━━ GIVEN INFORMATION ━━

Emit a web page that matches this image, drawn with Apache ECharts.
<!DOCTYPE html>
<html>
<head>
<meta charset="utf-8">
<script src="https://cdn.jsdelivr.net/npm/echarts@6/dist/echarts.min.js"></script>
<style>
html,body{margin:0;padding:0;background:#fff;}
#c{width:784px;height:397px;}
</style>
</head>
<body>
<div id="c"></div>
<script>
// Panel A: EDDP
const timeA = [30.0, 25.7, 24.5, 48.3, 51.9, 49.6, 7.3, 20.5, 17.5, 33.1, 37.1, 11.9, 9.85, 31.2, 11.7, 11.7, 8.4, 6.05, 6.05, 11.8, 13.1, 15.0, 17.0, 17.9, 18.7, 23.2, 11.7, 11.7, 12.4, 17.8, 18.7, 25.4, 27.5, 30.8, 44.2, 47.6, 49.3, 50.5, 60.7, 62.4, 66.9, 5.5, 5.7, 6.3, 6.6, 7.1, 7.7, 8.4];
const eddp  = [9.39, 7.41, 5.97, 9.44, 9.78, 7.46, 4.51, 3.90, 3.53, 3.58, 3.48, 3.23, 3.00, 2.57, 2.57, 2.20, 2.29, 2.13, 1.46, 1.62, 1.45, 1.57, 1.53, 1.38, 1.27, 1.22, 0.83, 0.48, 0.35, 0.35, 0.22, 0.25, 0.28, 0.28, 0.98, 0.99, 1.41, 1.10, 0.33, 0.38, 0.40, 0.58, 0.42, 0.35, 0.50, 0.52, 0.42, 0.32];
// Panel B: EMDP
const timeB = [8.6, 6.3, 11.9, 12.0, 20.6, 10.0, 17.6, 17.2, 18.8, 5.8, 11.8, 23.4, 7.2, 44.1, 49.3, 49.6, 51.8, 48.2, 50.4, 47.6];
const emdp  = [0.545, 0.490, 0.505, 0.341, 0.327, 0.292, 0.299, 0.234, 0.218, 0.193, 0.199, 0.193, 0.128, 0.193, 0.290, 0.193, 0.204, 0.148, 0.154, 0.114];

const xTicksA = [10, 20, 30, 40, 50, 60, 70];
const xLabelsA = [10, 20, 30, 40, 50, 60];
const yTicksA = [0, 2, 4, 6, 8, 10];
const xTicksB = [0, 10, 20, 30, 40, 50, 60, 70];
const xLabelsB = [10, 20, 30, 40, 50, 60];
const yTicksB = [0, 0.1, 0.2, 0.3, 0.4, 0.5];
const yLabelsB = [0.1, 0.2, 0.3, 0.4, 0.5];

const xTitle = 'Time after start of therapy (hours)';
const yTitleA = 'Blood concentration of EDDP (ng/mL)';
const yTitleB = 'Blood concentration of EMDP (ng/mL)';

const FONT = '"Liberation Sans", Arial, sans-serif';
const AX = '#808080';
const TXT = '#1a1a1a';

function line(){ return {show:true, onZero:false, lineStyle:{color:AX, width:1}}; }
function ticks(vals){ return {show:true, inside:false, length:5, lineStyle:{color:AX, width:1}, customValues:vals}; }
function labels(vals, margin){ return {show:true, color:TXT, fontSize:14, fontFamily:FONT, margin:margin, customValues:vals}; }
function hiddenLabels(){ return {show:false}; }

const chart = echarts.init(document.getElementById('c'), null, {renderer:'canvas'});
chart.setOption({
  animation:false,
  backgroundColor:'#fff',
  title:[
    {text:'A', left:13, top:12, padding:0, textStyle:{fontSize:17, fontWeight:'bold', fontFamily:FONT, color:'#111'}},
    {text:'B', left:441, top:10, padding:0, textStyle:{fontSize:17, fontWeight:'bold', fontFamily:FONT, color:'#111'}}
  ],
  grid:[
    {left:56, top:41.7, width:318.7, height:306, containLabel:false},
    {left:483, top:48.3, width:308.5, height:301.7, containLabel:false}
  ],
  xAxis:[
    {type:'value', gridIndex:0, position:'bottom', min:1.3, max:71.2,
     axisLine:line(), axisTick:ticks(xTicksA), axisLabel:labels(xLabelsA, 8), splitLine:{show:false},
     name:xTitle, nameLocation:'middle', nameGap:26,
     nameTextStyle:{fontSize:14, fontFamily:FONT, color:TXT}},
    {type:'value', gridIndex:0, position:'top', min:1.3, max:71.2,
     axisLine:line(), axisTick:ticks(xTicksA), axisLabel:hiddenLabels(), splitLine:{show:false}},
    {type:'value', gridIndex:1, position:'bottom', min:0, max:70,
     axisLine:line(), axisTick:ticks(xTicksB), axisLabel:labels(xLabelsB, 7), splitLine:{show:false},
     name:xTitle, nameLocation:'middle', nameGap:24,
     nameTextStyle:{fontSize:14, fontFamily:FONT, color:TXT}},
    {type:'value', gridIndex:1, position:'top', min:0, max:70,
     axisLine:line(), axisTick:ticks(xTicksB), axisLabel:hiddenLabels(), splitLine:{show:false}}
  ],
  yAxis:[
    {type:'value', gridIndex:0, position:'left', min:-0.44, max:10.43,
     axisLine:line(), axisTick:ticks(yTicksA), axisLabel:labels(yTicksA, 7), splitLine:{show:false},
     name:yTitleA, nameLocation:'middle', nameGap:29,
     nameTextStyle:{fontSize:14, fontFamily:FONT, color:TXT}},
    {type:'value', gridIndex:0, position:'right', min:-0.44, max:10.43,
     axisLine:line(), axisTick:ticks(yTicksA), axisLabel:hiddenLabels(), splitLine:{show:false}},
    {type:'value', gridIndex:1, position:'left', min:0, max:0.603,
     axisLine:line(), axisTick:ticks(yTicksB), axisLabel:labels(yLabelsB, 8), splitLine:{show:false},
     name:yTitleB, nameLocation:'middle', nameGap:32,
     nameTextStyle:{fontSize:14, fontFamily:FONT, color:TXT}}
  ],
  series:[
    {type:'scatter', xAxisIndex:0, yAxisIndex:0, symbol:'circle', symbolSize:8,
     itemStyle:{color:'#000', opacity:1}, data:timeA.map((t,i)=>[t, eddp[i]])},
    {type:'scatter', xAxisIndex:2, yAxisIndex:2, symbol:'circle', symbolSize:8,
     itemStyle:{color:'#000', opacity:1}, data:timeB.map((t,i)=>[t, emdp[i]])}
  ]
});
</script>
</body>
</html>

━━━

WHAT TO PRODUCE
Please reproduce the entire listing, exactly as shown.

RESPONSE TO THE EXERCISE
Emit a web page that matches this image, drawn with Apache ECharts.
<!DOCTYPE html>
<html>
<head>
<meta charset="utf-8">
<script src="https://cdn.jsdelivr.net/npm/echarts@6/dist/echarts.min.js"></script>
<style>
html,body{margin:0;padding:0;background:#fff;}
#c{width:784px;height:397px;}
</style>
</head>
<body>
<div id="c"></div>
<script>
// Panel A: EDDP
const timeA = [30.0, 25.7, 24.5, 48.3, 51.9, 49.6, 7.3, 20.5, 17.5, 33.1, 37.1, 11.9, 9.85, 31.2, 11.7, 11.7, 8.4, 6.05, 6.05, 11.8, 13.1, 15.0, 17.0, 17.9, 18.7, 23.2, 11.7, 11.7, 12.4, 17.8, 18.7, 25.4, 27.5, 30.8, 44.2, 47.6, 49.3, 50.5, 60.7, 62.4, 66.9, 5.5, 5.7, 6.3, 6.6, 7.1, 7.7, 8.4];
const eddp  = [9.39, 7.41, 5.97, 9.44, 9.78, 7.46, 4.51, 3.90, 3.53, 3.58, 3.48, 3.23, 3.00, 2.57, 2.57, 2.20, 2.29, 2.13, 1.46, 1.62, 1.45, 1.57, 1.53, 1.38, 1.27, 1.22, 0.83, 0.48, 0.35, 0.35, 0.22, 0.25, 0.28, 0.28, 0.98, 0.99, 1.41, 1.10, 0.33, 0.38, 0.40, 0.58, 0.42, 0.35, 0.50, 0.52, 0.42, 0.32];
// Panel B: EMDP
const timeB = [8.6, 6.3, 11.9, 12.0, 20.6, 10.0, 17.6, 17.2, 18.8, 5.8, 11.8, 23.4, 7.2, 44.1, 49.3, 49.6, 51.8, 48.2, 50.4, 47.6];
const emdp  = [0.545, 0.490, 0.505, 0.341, 0.327, 0.292, 0.299, 0.234, 0.218, 0.193, 0.199, 0.193, 0.128, 0.193, 0.290, 0.193, 0.204, 0.148, 0.154, 0.114];

const xTicksA = [10, 20, 30, 40, 50, 60, 70];
const xLabelsA = [10, 20, 30, 40, 50, 60];
const yTicksA = [0, 2, 4, 6, 8, 10];
const xTicksB = [0, 10, 20, 30, 40, 50, 60, 70];
const xLabelsB = [10, 20, 30, 40, 50, 60];
const yTicksB = [0, 0.1, 0.2, 0.3, 0.4, 0.5];
const yLabelsB = [0.1, 0.2, 0.3, 0.4, 0.5];

const xTitle = 'Time after start of therapy (hours)';
const yTitleA = 'Blood concentration of EDDP (ng/mL)';
const yTitleB = 'Blood concentration of EMDP (ng/mL)';

const FONT = '"Liberation Sans", Arial, sans-serif';
const AX = '#808080';
const TXT = '#1a1a1a';

function line(){ return {show:true, onZero:false, lineStyle:{color:AX, width:1}}; }
function ticks(vals){ return {show:true, inside:false, length:5, lineStyle:{color:AX, width:1}, customValues:vals}; }
function labels(vals, margin){ return {show:true, color:TXT, fontSize:14, fontFamily:FONT, margin:margin, customValues:vals}; }
function hiddenLabels(){ return {show:false}; }

const chart = echarts.init(document.getElementById('c'), null, {renderer:'canvas'});
chart.setOption({
  animation:false,
  backgroundColor:'#fff',
  title:[
    {text:'A', left:13, top:12, padding:0, textStyle:{fontSize:17, fontWeight:'bold', fontFamily:FONT, color:'#111'}},
    {text:'B', left:441, top:10, padding:0, textStyle:{fontSize:17, fontWeight:'bold', fontFamily:FONT, color:'#111'}}
  ],
  grid:[
    {left:56, top:41.7, width:318.7, height:306, containLabel:false},
    {left:483, top:48.3, width:308.5, height:301.7, containLabel:false}
  ],
  xAxis:[
    {type:'value', gridIndex:0, position:'bottom', min:1.3, max:71.2,
     axisLine:line(), axisTick:ticks(xTicksA), axisLabel:labels(xLabelsA, 8), splitLine:{show:false},
     name:xTitle, nameLocation:'middle', nameGap:26,
     nameTextStyle:{fontSize:14, fontFamily:FONT, color:TXT}},
    {type:'value', gridIndex:0, position:'top', min:1.3, max:71.2,
     axisLine:line(), axisTick:ticks(xTicksA), axisLabel:hiddenLabels(), splitLine:{show:false}},
    {type:'value', gridIndex:1, position:'bottom', min:0, max:70,
     axisLine:line(), axisTick:ticks(xTicksB), axisLabel:labels(xLabelsB, 7), splitLine:{show:false},
     name:xTitle, nameLocation:'middle', nameGap:24,
     nameTextStyle:{fontSize:14, fontFamily:FONT, color:TXT}},
    {type:'value', gridIndex:1, position:'top', min:0, max:70,
     axisLine:line(), axisTick:ticks(xTicksB), axisLabel:hiddenLabels(), splitLine:{show:false}}
  ],
  yAxis:[
    {type:'value', gridIndex:0, position:'left', min:-0.44, max:10.43,
     axisLine:line(), axisTick:ticks(yTicksA), axisLabel:labels(yTicksA, 7), splitLine:{show:false},
     name:yTitleA, nameLocation:'middle', nameGap:29,
     nameTextStyle:{fontSize:14, fontFamily:FONT, color:TXT}},
    {type:'value', gridIndex:0, position:'right', min:-0.44, max:10.43,
     axisLine:line(), axisTick:ticks(yTicksA), axisLabel:hiddenLabels(), splitLine:{show:false}},
    {type:'value', gridIndex:1, position:'left', min:0, max:0.603,
     axisLine:line(), axisTick:ticks(yTicksB), axisLabel:labels(yLabelsB, 8), splitLine:{show:false},
     name:yTitleB, nameLocation:'middle', nameGap:32,
     nameTextStyle:{fontSize:14, fontFamily:FONT, color:TXT}}
  ],
  series:[
    {type:'scatter', xAxisIndex:0, yAxisIndex:0, symbol:'circle', symbolSize:8,
     itemStyle:{color:'#000', opacity:1}, data:timeA.map((t,i)=>[t, eddp[i]])},
    {type:'scatter', xAxisIndex:2, yAxisIndex:2, symbol:'circle', symbolSize:8,
     itemStyle:{color:'#000', opacity:1}, data:timeB.map((t,i)=>[t, emdp[i]])}
  ]
});
</script>
</body>
</html>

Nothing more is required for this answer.